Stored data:

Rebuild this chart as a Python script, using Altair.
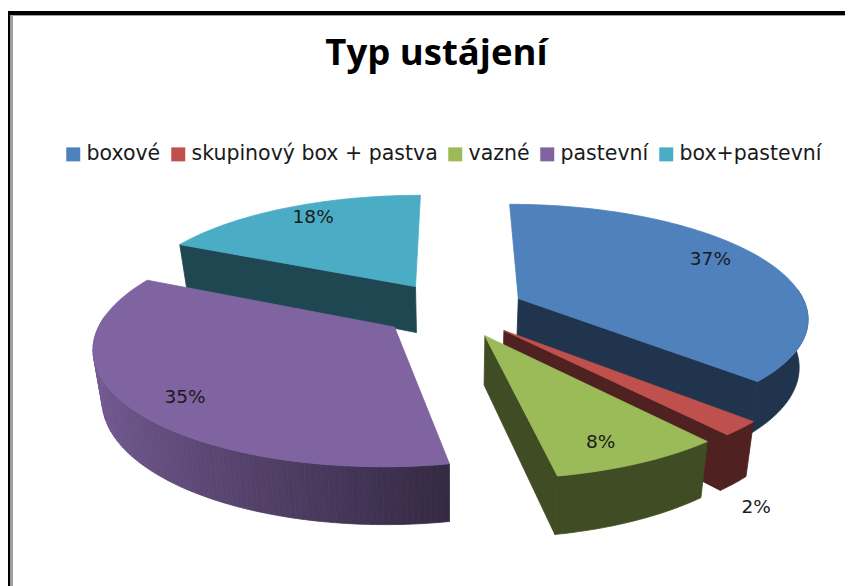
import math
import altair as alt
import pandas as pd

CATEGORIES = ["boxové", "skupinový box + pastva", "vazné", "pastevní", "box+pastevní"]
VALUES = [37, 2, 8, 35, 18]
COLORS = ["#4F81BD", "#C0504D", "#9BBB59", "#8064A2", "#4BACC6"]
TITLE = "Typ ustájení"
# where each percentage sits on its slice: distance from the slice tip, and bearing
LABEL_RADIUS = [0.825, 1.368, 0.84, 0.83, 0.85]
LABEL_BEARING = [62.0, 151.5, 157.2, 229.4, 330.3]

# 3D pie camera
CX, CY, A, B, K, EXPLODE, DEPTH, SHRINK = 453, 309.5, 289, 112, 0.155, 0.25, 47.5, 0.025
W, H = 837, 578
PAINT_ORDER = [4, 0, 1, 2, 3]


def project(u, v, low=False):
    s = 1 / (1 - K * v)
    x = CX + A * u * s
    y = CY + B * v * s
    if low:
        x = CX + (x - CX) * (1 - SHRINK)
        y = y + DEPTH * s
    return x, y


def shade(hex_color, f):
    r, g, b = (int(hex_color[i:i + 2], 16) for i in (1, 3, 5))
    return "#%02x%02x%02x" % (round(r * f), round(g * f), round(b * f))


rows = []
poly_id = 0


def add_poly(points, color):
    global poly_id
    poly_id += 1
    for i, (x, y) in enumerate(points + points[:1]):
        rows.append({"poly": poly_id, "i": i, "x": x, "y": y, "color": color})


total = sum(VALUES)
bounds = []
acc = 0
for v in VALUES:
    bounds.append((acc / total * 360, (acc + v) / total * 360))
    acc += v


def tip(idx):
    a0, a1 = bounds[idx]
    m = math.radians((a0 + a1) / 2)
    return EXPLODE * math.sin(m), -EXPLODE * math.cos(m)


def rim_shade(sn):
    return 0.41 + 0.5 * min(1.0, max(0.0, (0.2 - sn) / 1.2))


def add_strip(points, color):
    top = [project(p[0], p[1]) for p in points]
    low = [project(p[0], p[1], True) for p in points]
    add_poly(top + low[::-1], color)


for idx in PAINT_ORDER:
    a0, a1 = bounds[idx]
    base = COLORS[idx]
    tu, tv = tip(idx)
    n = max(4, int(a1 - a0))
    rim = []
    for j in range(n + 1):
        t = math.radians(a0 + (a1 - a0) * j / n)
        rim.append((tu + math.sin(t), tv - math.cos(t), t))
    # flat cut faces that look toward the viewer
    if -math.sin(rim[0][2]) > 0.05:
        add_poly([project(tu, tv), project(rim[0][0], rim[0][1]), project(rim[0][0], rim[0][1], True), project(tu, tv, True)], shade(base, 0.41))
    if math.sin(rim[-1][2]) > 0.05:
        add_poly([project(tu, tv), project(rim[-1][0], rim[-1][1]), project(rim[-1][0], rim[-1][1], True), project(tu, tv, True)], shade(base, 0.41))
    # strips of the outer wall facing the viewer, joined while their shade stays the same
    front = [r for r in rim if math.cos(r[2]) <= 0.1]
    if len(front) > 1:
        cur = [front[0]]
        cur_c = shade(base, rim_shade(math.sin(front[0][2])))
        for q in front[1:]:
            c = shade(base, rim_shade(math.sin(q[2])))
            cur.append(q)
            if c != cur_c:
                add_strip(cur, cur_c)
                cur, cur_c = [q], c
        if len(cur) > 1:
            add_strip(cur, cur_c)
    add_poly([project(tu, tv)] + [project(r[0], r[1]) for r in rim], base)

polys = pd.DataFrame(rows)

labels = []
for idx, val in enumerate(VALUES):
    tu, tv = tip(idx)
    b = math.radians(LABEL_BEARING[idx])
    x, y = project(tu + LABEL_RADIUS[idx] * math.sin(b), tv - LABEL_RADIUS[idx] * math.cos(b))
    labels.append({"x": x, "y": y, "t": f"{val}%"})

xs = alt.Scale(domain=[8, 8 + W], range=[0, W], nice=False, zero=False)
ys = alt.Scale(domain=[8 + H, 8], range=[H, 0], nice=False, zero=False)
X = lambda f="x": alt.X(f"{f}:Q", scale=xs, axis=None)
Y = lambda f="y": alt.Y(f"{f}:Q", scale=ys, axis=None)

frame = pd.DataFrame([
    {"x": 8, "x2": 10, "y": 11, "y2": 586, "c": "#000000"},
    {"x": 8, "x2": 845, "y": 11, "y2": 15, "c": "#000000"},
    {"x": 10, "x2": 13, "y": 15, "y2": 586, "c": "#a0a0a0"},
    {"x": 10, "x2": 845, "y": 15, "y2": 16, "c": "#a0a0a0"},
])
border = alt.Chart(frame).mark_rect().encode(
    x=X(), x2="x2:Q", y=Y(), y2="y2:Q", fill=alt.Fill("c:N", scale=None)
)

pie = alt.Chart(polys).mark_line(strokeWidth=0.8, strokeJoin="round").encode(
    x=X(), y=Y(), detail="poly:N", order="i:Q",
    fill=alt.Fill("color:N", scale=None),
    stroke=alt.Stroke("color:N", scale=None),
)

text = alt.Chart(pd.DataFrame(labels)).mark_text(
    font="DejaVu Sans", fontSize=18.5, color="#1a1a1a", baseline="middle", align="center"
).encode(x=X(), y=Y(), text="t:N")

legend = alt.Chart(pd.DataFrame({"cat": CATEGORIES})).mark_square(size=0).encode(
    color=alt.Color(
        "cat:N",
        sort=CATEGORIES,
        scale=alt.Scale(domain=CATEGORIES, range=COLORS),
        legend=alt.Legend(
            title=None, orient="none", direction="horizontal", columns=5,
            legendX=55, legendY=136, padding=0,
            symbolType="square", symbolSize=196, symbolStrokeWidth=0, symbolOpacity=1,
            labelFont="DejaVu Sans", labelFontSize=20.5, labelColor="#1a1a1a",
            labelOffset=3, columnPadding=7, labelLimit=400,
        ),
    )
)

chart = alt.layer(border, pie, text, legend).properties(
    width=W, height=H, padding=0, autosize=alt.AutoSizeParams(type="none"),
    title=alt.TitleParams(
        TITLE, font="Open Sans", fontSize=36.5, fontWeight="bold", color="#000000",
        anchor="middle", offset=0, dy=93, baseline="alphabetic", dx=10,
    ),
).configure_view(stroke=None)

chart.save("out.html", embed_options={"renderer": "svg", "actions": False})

--

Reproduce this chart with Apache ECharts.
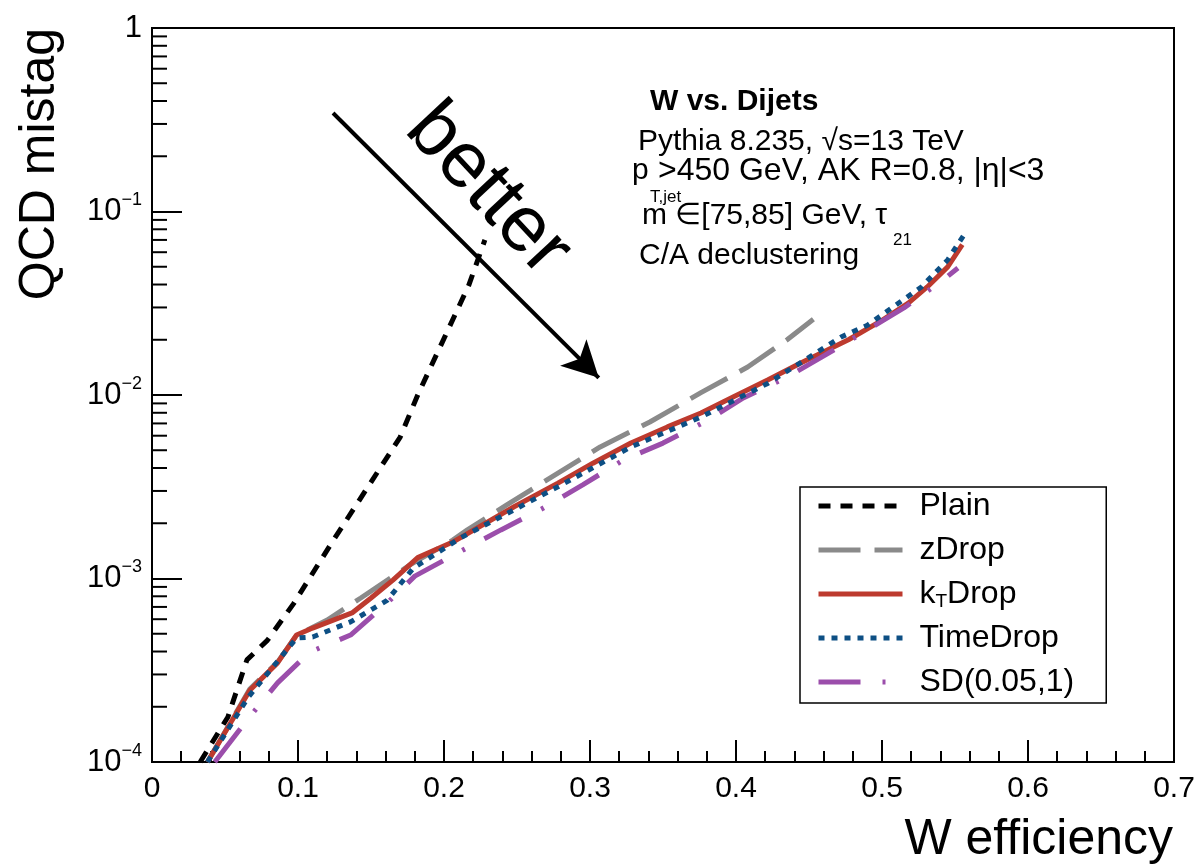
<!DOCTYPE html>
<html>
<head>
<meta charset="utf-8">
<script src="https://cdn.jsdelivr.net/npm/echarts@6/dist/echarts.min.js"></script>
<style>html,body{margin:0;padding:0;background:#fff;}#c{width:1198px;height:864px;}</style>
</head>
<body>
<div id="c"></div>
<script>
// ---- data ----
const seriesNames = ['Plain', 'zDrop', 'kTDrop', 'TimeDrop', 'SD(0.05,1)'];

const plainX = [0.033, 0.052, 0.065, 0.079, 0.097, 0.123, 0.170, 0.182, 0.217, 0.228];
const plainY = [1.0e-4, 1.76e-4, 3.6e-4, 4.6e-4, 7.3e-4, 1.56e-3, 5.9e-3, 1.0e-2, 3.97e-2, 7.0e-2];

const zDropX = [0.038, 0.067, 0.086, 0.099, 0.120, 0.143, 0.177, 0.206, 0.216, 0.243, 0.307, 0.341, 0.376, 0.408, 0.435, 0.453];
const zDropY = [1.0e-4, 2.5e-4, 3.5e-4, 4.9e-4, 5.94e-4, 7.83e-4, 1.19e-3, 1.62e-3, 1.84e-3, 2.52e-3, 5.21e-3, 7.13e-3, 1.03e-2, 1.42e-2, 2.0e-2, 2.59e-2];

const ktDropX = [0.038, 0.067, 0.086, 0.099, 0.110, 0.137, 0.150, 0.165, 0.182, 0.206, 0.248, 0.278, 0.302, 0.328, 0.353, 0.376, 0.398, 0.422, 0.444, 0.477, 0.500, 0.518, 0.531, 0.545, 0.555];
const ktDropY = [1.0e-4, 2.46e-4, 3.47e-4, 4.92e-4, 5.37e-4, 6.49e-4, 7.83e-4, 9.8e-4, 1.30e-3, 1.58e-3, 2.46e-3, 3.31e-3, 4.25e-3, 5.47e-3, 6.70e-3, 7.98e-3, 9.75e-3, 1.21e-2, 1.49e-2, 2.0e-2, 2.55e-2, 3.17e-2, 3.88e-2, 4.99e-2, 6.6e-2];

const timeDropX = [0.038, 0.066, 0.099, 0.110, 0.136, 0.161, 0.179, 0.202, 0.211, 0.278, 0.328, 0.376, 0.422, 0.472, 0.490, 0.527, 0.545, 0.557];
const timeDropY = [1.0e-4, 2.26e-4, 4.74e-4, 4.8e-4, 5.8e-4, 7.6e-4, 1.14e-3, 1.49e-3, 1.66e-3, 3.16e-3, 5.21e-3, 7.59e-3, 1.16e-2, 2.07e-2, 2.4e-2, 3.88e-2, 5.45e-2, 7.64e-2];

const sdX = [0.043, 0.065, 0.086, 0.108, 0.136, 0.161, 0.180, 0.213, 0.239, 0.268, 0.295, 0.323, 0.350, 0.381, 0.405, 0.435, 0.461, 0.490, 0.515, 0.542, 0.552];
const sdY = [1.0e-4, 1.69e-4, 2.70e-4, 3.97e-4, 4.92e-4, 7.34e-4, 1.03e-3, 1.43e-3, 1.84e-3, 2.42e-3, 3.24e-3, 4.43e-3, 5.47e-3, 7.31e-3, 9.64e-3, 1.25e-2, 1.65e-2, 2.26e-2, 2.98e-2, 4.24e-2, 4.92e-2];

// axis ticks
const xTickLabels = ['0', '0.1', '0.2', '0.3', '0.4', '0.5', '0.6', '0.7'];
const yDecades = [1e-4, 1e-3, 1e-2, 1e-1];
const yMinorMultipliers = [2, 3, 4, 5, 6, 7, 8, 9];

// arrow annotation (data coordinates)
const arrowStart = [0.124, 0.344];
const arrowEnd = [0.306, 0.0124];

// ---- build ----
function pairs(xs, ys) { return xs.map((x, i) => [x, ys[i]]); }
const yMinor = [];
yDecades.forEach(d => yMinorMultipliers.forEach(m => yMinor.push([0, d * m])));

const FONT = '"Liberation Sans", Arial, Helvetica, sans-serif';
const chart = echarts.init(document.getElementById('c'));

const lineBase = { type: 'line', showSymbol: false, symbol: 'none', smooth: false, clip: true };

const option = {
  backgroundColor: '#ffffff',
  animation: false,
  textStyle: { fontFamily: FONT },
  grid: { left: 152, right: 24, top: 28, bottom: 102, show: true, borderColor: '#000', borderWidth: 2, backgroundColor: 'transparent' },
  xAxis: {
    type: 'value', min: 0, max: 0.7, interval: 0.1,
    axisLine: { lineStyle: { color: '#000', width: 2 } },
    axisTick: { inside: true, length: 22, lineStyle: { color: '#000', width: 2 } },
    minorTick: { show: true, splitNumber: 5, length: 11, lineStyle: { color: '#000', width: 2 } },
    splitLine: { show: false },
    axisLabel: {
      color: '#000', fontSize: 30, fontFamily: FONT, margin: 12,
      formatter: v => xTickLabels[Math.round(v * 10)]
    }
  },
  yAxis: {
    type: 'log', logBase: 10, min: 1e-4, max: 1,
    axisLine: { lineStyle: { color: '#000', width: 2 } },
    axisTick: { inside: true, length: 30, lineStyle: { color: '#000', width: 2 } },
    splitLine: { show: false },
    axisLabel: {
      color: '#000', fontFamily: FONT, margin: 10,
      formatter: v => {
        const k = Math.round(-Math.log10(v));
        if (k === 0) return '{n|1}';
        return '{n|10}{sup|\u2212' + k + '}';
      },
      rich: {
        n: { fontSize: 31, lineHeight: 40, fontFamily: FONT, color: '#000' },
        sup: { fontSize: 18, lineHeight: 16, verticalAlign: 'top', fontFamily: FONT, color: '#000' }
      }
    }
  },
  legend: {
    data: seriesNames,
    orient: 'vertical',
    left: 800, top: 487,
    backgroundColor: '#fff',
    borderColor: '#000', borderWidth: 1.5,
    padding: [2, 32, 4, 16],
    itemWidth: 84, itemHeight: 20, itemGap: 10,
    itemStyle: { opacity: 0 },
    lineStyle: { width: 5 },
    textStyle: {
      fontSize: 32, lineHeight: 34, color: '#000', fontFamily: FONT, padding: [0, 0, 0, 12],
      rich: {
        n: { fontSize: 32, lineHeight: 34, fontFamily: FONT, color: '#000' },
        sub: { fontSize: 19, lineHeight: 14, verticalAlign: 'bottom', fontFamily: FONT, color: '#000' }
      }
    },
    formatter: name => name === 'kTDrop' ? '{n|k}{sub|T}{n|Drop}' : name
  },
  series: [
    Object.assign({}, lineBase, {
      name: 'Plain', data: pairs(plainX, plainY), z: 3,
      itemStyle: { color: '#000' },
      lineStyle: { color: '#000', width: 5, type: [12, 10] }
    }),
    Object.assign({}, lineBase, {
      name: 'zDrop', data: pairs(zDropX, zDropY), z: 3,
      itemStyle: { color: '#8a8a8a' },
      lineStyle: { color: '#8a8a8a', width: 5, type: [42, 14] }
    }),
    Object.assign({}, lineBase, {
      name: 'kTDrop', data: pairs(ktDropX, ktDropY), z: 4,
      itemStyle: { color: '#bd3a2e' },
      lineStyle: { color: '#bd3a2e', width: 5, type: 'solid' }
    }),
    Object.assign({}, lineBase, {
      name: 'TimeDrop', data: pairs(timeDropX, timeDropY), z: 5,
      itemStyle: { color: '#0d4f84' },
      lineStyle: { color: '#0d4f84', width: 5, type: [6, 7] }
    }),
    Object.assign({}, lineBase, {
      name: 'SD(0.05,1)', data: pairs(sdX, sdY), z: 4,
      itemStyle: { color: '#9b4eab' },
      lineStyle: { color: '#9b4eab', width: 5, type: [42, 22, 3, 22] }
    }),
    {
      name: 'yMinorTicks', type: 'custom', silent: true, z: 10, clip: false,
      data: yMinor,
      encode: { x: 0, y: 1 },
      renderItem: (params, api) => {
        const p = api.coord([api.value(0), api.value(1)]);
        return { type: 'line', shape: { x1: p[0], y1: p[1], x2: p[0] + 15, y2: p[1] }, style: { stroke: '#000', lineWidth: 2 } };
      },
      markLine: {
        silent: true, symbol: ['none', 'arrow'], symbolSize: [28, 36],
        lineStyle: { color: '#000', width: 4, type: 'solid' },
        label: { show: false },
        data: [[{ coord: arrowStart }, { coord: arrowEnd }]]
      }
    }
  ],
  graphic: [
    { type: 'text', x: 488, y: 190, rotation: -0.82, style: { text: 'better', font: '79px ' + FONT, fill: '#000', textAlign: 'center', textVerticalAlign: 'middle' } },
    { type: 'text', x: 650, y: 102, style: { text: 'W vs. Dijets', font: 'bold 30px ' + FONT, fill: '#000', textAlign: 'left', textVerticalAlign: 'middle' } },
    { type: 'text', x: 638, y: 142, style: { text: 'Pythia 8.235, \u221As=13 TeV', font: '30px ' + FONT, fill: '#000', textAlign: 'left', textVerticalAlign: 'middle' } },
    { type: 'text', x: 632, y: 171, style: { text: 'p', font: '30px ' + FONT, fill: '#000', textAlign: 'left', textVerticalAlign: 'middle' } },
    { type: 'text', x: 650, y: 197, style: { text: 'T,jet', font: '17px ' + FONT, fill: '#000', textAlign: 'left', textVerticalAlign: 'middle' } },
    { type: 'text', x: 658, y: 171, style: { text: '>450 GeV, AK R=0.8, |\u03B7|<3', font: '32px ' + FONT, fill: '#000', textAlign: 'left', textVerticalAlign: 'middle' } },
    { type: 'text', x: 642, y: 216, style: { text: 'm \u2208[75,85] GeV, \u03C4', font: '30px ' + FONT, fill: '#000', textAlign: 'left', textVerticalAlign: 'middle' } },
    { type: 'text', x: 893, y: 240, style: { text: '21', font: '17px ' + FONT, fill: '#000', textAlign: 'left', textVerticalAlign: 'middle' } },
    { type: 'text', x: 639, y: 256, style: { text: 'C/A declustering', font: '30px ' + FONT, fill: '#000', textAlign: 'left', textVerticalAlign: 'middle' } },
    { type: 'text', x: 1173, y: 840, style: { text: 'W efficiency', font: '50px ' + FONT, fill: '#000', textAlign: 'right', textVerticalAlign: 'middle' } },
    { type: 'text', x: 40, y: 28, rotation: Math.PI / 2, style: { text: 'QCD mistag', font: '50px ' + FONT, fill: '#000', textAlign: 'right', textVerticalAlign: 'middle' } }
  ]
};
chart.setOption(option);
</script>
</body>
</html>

--- Directions for this task ---
Exactly as they appear, write out the lines from the one containing "Rebuild this chart" down to the one containing "import pandas as pd", both included. Pictures are left out.

--- Task answer ---
Rebuild this chart as a Python script, using Altair.
import math
import altair as alt
import pandas as pd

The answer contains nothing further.